L’édito – Quand ils se déchirent sur le dos de Johnny

L’édito – Quand ils se déchirent sur le dos de Johnny

La France toute entière s’est émue face à la mort de celui qu’elle a toujours vu comme ce bel adolescent, éternelle idole des jeunes. Un concert de louanges et de remerciements, souvent sincères, parfois hypocrites et politiques s’est élevé, créant une rare quasi-unanimité dans le pays. A moins que ceux qui ne partageaient pas l’engouement collectif aient préféré garder un silence pudique et décent.

Pourquoi, le tumultueux Johnny Hallyday a-t-il ainsi déchaîné la passion d’un peuple, ou plutôt d’une génération ? Chacun y est allé de son explication, somme toute jamais pleinement satisfaisante. Les témoignages recueillis d’anonymes comme de célébrités ne forment pas un tout aussi homogène que le concert d’hommages. Et au fond cela importe-t-il vraiment ?

On sent, en revanche, à parcourir les réseaux sociaux, que le rockeur est déjà récupéré pour des causes diverses et parfois antagonistes, chacun tentant de profiter de l’émotion générale pour mettre en avant la facette du chanteur qui permettrait de mieux « vendre » ses propres idées. Écartelé après sa mort comme on bradait en son temps les reliques de Claude François, Johnny Hallyday rassemblait en lui de si nombreux contrastes qu’il n’est pas étonnant qu’on ait « tous en nous quelque chose de lui ».

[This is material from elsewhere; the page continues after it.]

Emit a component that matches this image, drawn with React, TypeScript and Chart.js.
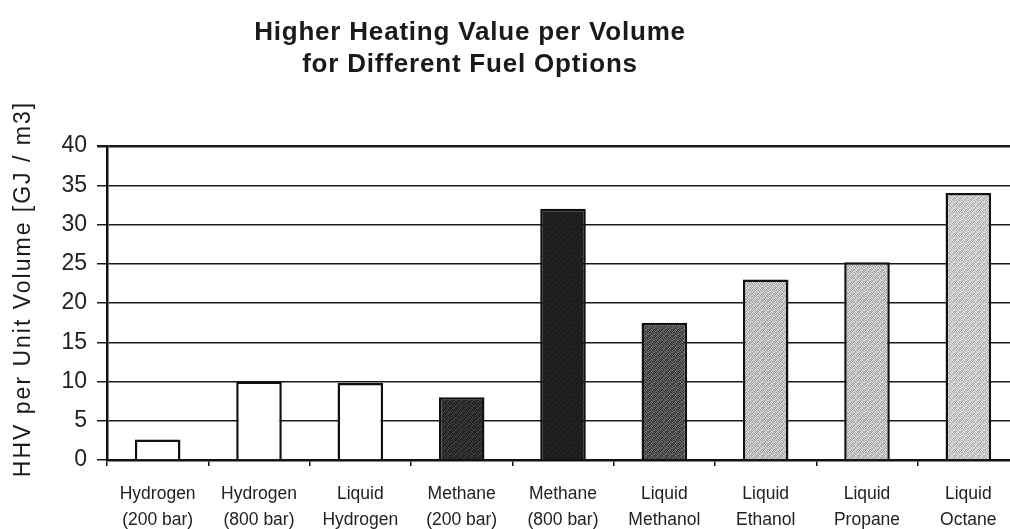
import { useEffect, useRef } from "react";
import { Chart, registerables } from "chart.js";

Chart.register(...registerables);

// ---------- data ----------
const categories: string[][] = [
  ["Hydrogen", "(200 bar)"],
  ["Hydrogen", "(800 bar)"],
  ["Liquid", "Hydrogen"],
  ["Methane", "(200 bar)"],
  ["Methane", "(800 bar)"],
  ["Liquid", "Methanol"],
  ["Liquid", "Ethanol"],
  ["Liquid", "Propane"],
  ["Liquid", "Octane"],
];
const hhvValues: number[] = [2.6, 10, 9.8, 8, 32, 17.5, 23, 25.2, 34];
const yTickValues: number[] = [0, 5, 10, 15, 20, 25, 30, 35, 40];
const titleLines: string[] = [
  "Higher Heating Value per Volume",
  "for Different Fuel Options",
];
const yAxisTitle = "HHV per Unit Volume [GJ / m3]";

// ---------- styles ----------
// base grey level and stipple amplitude for each bar (255 = white)
const barGrey: number[] = [255, 255, 255, 45, 30, 80, 190, 192, 200];
const barStipple: number[] = [0, 0, 0, 30, 14, 45, 45, 45, 45];

const DITHER = [
  [0.2, -0.9, 0.6, -0.3, 1.0, -0.6],
  [-0.7, 0.9, -0.1, 0.5, -1.0, 0.3],
  [0.8, -0.4, -1.0, 0.7, 0.1, -0.8],
  [-0.2, 0.4, 0.9, -0.9, 0.6, -0.1],
  [1.0, -0.6, 0.3, -0.5, -0.3, 0.8],
  [-0.5, 0.1, -0.8, 1.0, 0.4, -0.4],
];

function makeFill(grey: number, amp: number): string | CanvasPattern {
  if (amp === 0) return `rgb(${grey},${grey},${grey})`;
  const c = document.createElement("canvas");
  c.width = 6;
  c.height = 6;
  const g = c.getContext("2d")!;
  const img = g.createImageData(6, 6);
  for (let y = 0; y < 6; y++) {
    for (let x = 0; x < 6; x++) {
      const v = Math.max(0, Math.min(255, Math.round(grey + amp * DITHER[y][x])));
      const i = (y * 6 + x) * 4;
      img.data[i] = v;
      img.data[i + 1] = v;
      img.data[i + 2] = v;
      img.data[i + 3] = 255;
    }
  }
  g.putImageData(img, 0, 0);
  const p = g.createPattern(c, "repeat");
  return p || `rgb(${grey},${grey},${grey})`;
}

const FONT = "Arial, 'Liberation Sans', sans-serif";

const textPlugin = {
  id: "customText",
  afterDraw(chart: any) {
    const ctx: CanvasRenderingContext2D = chart.ctx;
    ctx.save();
    ctx.fillStyle = "#1a1a1a";
    ctx.font = `bold 26px ${FONT}`;
    (ctx as any).letterSpacing = "0.8px";
    ctx.textAlign = "center";
    ctx.textBaseline = "alphabetic";
    ctx.fillText(titleLines[0], 470, 40);
    ctx.fillText(titleLines[1], 470, 72);
    ctx.restore();

    ctx.save();
    ctx.fillStyle = "#1a1a1a";
    ctx.font = `23px ${FONT}`;
    (ctx as any).letterSpacing = "2px";
    ctx.textAlign = "center";
    ctx.textBaseline = "alphabetic";
    ctx.translate(30, 289);
    ctx.rotate(-Math.PI / 2);
    ctx.fillText(yAxisTitle, 0, 0);
    ctx.restore();
  },
};

export default function App() {
  const canvasRef = useRef<HTMLCanvasElement | null>(null);

  useEffect(() => {
    const canvas = canvasRef.current;
    if (!canvas) return;
    const fills = hhvValues.map((_, i) => makeFill(barGrey[i], barStipple[i]));
    const chart = new Chart(canvas, {
      type: "bar",
      data: {
        labels: categories,
        datasets: [
          {
            data: hhvValues,
            backgroundColor: fills as any,
            borderColor: "#111",
            borderWidth: 2.5,
            barPercentage: 0.45,
            categoryPercentage: 1,
          },
        ],
      },
      options: {
        responsive: false,
        animation: false,
        devicePixelRatio: 1,
        layout: { padding: { left: 0, top: 146, right: 11, bottom: 0 } },
        plugins: {
          legend: { display: false },
          title: { display: false },
          tooltip: { enabled: false },
        },
        scales: {
          x: {
            offset: true,
            grid: {
              offset: true,
              drawOnChartArea: false,
              drawTicks: true,
              tickLength: 6,
              color: "#111",
              lineWidth: 1.5,
            },
            border: { display: true, color: "#111", width: 2.5 },
            ticks: {
              color: "#222",
              padding: 15,
              maxRotation: 0,
              autoSkip: false,
              font: { family: FONT, size: 17.5, lineHeight: 1.5 },
            },
            afterFit: (scale: any) => {
              scale.height = 69;
            },
          },
          y: {
            min: 0,
            max: 40,
            afterBuildTicks: (scale: any) => {
              scale.ticks = yTickValues.map((v) => ({ value: v }));
            },
            grid: {
              color: "#1a1a1a",
              lineWidth: (c: any) => (c.tick && c.tick.value === 40 ? 2.5 : 1.5),
              tickLength: 10,
              drawTicks: true,
            },
            border: { display: true, color: "#111", width: 2.5 },
            ticks: {
              color: "#222",
              padding: 10,
              font: { family: FONT, size: 23 },
            },
            afterFit: (scale: any) => {
              scale.width = 107;
            },
          },
        },
      },
      plugins: [textPlugin],
    });
    return () => chart.destroy();
  }, []);

  return (
    <div
      style={{
        position: "fixed",
        left: 0,
        top: 0,
        width: 1010,
        height: 529,
        overflow: "hidden",
        background: "#fff",
      }}
    >
      <canvas ref={canvasRef} width={1030} height={529} style={{ display: "block" }} />
    </div>
  );
}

Pourtant, au-delà de cette unité bigarrée dont personne ne voudrait avouer déchirer le blouson de cuir, ils ont trouvé le moyen de se déchirer sur son dos. Les ayatollahs de la laïcité ont révélé leurs propres divisions et malaises, face à une cérémonie religieuse qu’il leur était impossible d’éviter. Priver le héros (pour reprendre Emmanuel Macron) d’une célébration qu’il souhaitait risquait de transformer la ferveur populaire en pugilat des sondages. Le président qui repose le goupillon, Mélenchon qui vomit son fanatisme, la presse qui condamne ceux qui ont été un peu trop ostentatoires et les catholiques qui s’émeuvent de ce  non-respect, voilà le triste spectacle que le fanatisme laïc n’est plus capable d’éviter, malgré la décence revendiquée autour du cercueil blanc.

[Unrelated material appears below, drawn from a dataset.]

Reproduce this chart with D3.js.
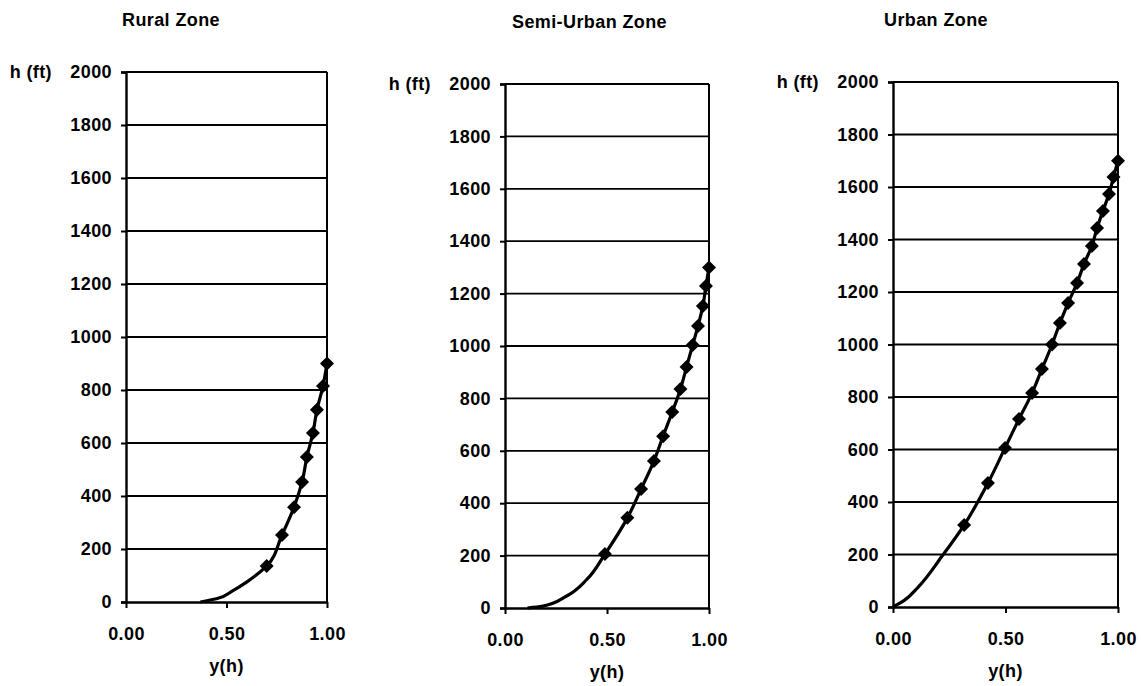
<!DOCTYPE html>
<html>
<head>
<meta charset="utf-8">
<script src="https://cdn.jsdelivr.net/npm/d3@7"></script>
<style>
  body { margin: 0; background: #fff; }
  svg { display: block; }
  text { font-family: "Liberation Sans", Arial, sans-serif; font-weight: bold; fill: #000; letter-spacing: 0.4px; }
</style>
</head>
<body>
<svg id="chart" width="1141" height="686"></svg>
<script>
// three wind-profile panels, h (ft) vs y(h)

const ZONES   = ['Rural Zone', 'Semi-Urban Zone', 'Urban Zone'];
const H_TICKS = [0, 200, 400, 600, 800, 1000, 1200, 1400, 1600, 1800, 2000];
const Y_TICKS = [0, 0.5, 1];

// marker points
const RURAL_Y = [1.00, 0.98, 0.95, 0.93, 0.90, 0.876, 0.836, 0.776, 0.70];
const RURAL_H = [900, 815, 725, 638, 547, 453, 358, 253, 136];
// lower part of the curve (no markers)
const RURAL_LOW_Y = [0.37, 0.45, 0.53, 0.60];
const RURAL_LOW_H = [0, 12, 42, 75];

const SEMI_Y = [1.00, 0.985, 0.97, 0.946, 0.92, 0.89, 0.86, 0.82, 0.775, 0.73, 0.667, 0.60, 0.49];
const SEMI_H = [1300, 1229, 1153, 1076, 1004, 920, 836, 748, 656, 561, 454, 344, 206];
const SEMI_LOW_Y = [0.11, 0.18, 0.30, 0.40];
const SEMI_LOW_H = [0, 6, 45, 108];

const URBAN_Y = [1.00, 0.98, 0.96, 0.933, 0.907, 0.884, 0.849, 0.818, 0.778, 0.742, 0.707, 0.662, 0.618, 0.56, 0.498, 0.422, 0.316];
const URBAN_H = [1700, 1638, 1573, 1509, 1444, 1375, 1307, 1234, 1158, 1082, 1000, 907, 815, 716, 606, 472, 312];
const URBAN_LOW_Y = [0, 0.05, 0.11, 0.22];
const URBAN_LOW_H = [0, 25, 74, 196];

// ── panel frames (pixels) ────────────────────────────────────────────────────
const FRAMES = [
    { left: 126, right: 327,  top: 72, bottom: 602, titleX: 122, titleY: 26 },
    { left: 505, right: 709,  top: 84, bottom: 608, titleX: 512, titleY: 28 },
    { left: 893, right: 1118, top: 82, bottom: 607, titleX: 884, titleY: 26 },
];

const SERIES = [
    { y: RURAL_Y, h: RURAL_H, lowY: RURAL_LOW_Y, lowH: RURAL_LOW_H },
    { y: SEMI_Y,  h: SEMI_H,  lowY: SEMI_LOW_Y,  lowH: SEMI_LOW_H  },
    { y: URBAN_Y, h: URBAN_H, lowY: URBAN_LOW_Y, lowH: URBAN_LOW_H },
];

const FS = 18;
const svg = d3.select('#chart');

ZONES.forEach((zone, i) => {
    const f = FRAMES[i];
    const s = SERIES[i];

    const x = d3.scaleLinear().domain([0, 1]).range([f.left, f.right]);
    const y = d3.scaleLinear().domain([0, 2000]).range([f.bottom, f.top]);

    const g = svg.append('g');

    // title
    g.append('text')
        .attr('x', f.titleX).attr('y', f.titleY)
        .attr('text-anchor', 'start')
        .attr('font-size', FS + 'px')
        .text(zone);

    // gridlines (top one doubles as the box edge)
    g.append('g').selectAll('line')
        .data(H_TICKS.filter(t => t > 0))
        .join('line')
        .attr('x1', f.left).attr('x2', f.right)
        .attr('y1', d => y(d)).attr('y2', d => y(d))
        .attr('stroke', '#000').attr('stroke-width', 1.8);

    // right edge of the box
    g.append('line')
        .attr('x1', f.right).attr('x2', f.right)
        .attr('y1', f.top).attr('y2', f.bottom)
        .attr('stroke', '#000').attr('stroke-width', 2);

    // y axis
    const yAxis = g.append('g')
        .attr('transform', `translate(${f.left},0)`)
        .call(d3.axisLeft(y).tickValues(H_TICKS).tickSize(5).tickPadding(9).tickFormat(d3.format('d')));
    yAxis.select('.domain').attr('stroke', '#000').attr('stroke-width', 2.4);
    yAxis.selectAll('.tick line').attr('stroke', '#000').attr('stroke-width', 2);
    yAxis.selectAll('.tick text')
        .attr('font-size', FS + 'px').attr('font-family', null).attr('fill', '#000');

    // x axis
    const xAxis = g.append('g')
        .attr('transform', `translate(0,${f.bottom})`)
        .call(d3.axisBottom(x).tickValues(Y_TICKS).tickSize(6).tickSizeOuter(0).tickPadding(19).tickFormat(d3.format('.2f')));
    xAxis.select('.domain').attr('stroke', '#000').attr('stroke-width', 2.4);
    xAxis.selectAll('.tick line').attr('stroke', '#000').attr('stroke-width', 2);
    xAxis.selectAll('.tick text')
        .attr('font-size', FS + 'px').attr('font-family', null).attr('fill', '#000');

    // axis titles
    g.append('text')
        .attr('x', f.left - 74).attr('y', y(2000))
        .attr('dy', '0.36em')
        .attr('text-anchor', 'end')
        .attr('font-size', FS + 'px')
        .text('h (ft)');

    g.append('text')
        .attr('x', x(0.5)).attr('y', f.bottom + 70)
        .attr('text-anchor', 'middle')
        .attr('font-size', FS + 'px')
        .text('y(h)');

    // curve: lower points + marker points, sorted by height
    const pts = s.lowY.map((v, k) => ({ y: v, h: s.lowH[k] }))
        .concat(s.y.map((v, k) => ({ y: v, h: s.h[k] })))
        .sort((a, b) => a.h - b.h);

    const line = d3.line()
        .x(d => x(d.y))
        .y(d => y(d.h))
        .curve(d3.curveMonotoneY);

    g.append('path')
        .datum(pts)
        .attr('d', line)
        .attr('fill', 'none')
        .attr('stroke', '#000')
        .attr('stroke-width', 3.2);

    // diamond markers
    const diamond = d3.symbol().type(d3.symbolSquare).size(98);
    g.append('g').selectAll('path')
        .data(s.y.map((v, k) => ({ y: v, h: s.h[k] })))
        .join('path')
        .attr('d', diamond)
        .attr('transform', d => `translate(${x(d.y)},${y(d.h)}) rotate(45)`)
        .attr('fill', '#000');
});
</script>
</body>
</html>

Mais ce n’est pas le seul conflit larvé à s’être tissé autour du défunt qui, sans doute, se serait bien passé de cette prise à partie. Les catholiques n’ont pas tardé à récupérer ou s’émouvoir eux aussi. Les uns mettant en avant l’affirmation catholique du chanteur, ses dédicaces, ses petites phrases sur le sujet et les autres pointant sa vie dissolue. Combien, pourtant, de catholiques aux mœurs « peu orthodoxes » mais cachées  (ou pas) communient tous les dimanches, voire plus ? Dieu seul sonde les reins et les cœurs, il est vrai et ici le problème est plus celui du positionnement général de l’Eglise que du pauvre homme. Combien également est grande la responsabilité de personnes au charisme national qui par leur vie peuvent entraîner vers Dieu des milliers de personnes ou les en repousser et ainsi être cause de scandale ?

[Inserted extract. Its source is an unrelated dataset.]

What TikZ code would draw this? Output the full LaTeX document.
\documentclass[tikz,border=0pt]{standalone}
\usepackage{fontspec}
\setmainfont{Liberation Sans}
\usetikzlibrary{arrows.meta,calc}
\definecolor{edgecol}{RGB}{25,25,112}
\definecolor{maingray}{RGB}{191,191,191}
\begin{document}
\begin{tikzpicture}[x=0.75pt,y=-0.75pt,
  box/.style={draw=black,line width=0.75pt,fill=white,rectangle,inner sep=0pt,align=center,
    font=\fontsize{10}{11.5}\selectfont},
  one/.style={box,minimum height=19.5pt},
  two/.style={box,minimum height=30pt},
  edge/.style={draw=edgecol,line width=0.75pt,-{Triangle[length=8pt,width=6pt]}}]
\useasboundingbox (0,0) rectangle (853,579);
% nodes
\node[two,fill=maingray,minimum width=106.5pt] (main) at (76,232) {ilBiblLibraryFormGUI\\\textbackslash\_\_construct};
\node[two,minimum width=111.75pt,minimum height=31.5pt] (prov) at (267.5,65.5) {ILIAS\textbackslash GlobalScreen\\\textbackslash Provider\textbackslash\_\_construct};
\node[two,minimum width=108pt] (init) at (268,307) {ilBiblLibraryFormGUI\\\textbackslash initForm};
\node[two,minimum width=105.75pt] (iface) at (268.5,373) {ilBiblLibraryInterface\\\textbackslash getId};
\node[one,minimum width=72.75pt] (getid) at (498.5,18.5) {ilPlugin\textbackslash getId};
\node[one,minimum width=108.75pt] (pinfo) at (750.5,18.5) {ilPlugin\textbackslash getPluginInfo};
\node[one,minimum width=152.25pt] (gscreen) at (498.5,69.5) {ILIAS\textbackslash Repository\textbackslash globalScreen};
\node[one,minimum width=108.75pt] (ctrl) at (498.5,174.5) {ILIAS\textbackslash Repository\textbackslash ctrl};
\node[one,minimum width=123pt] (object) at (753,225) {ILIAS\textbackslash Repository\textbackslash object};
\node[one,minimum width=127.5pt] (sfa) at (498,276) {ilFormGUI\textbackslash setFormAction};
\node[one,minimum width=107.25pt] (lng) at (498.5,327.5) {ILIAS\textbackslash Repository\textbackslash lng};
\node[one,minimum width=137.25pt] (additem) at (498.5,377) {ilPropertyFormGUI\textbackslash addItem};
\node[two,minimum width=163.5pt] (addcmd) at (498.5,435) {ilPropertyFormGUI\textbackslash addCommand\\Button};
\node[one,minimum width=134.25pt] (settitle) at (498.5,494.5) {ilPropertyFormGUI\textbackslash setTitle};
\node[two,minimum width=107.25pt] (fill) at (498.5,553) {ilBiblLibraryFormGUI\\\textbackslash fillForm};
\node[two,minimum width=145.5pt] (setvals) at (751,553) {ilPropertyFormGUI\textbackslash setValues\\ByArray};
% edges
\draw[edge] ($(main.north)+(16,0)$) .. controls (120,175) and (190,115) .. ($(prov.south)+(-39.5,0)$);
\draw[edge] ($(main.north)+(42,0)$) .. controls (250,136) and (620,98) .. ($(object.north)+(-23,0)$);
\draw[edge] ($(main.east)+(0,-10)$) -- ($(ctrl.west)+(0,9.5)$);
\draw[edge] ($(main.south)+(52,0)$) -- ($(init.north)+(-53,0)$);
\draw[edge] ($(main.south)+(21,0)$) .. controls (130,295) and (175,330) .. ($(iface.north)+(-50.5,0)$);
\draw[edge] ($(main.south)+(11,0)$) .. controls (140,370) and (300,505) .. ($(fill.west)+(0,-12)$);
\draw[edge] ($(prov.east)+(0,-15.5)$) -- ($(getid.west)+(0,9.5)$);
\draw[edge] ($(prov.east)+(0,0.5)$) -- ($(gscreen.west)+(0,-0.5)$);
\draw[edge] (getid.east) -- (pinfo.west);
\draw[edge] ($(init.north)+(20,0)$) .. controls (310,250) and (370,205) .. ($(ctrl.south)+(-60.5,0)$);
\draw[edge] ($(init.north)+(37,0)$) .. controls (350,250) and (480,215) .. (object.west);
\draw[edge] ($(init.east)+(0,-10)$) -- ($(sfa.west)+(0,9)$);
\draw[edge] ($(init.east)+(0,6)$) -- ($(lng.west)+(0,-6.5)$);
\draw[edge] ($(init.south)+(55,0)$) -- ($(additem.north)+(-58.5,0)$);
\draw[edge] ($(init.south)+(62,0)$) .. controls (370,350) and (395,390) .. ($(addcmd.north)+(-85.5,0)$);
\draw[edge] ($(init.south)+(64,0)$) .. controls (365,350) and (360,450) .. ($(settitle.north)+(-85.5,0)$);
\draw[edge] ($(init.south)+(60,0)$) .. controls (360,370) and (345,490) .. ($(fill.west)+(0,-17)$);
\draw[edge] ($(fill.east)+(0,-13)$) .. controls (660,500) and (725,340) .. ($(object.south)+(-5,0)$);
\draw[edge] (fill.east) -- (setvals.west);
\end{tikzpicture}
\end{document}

Finalement, par ses funérailles, Johnny Hallyday positionne chacun face à soi-même. Laïcards obtus ou schizophrènes, catholiques exemplaires ou grands pêcheurs, l’unanimité, peut-être exagérée par les medias, qui semble s’être tissée au fil des années autour du rockeur, n’en renvoie que davantage chacun à ses propres excès. Car au fond, la contradiction dans tout cela, c’est un homme à la vie par certains côtés peu recommandable, adulé et respecté envers et contre tout, et qui dans ses excès espère jusqu’au bout Dieu.

« Je suis né catholique, je mourrai catholique », même si l’idole ne mettait (peut-être) pas sous ce terme le contenu exact de la foi catholique, cela n’en reste pas moins une profession de foi à l’heure ou tant et tant de personnalités du showbiz ou de la politique ont renié le Christ. Et en ce sens, Macron au pied du cercueil n’en apparaît que plus emblématique.

Combien subtile est le métier de juge divin pour peser les responsabilités, les blessures, les fragilités, les trahisons qui nous conduisent tous plus ou moins à faire le mal que nous ne voulons pas et ne pas faire le bien que nous voulons !

Une responsabilité nous incombe en tout cas assurément. Refuser de dire où se trouve le bien où se cache le mal quand nous avons la grâce de le savoir, nous rend coresponsables non plus du salut, mais de la souffrance et du malheur des autres.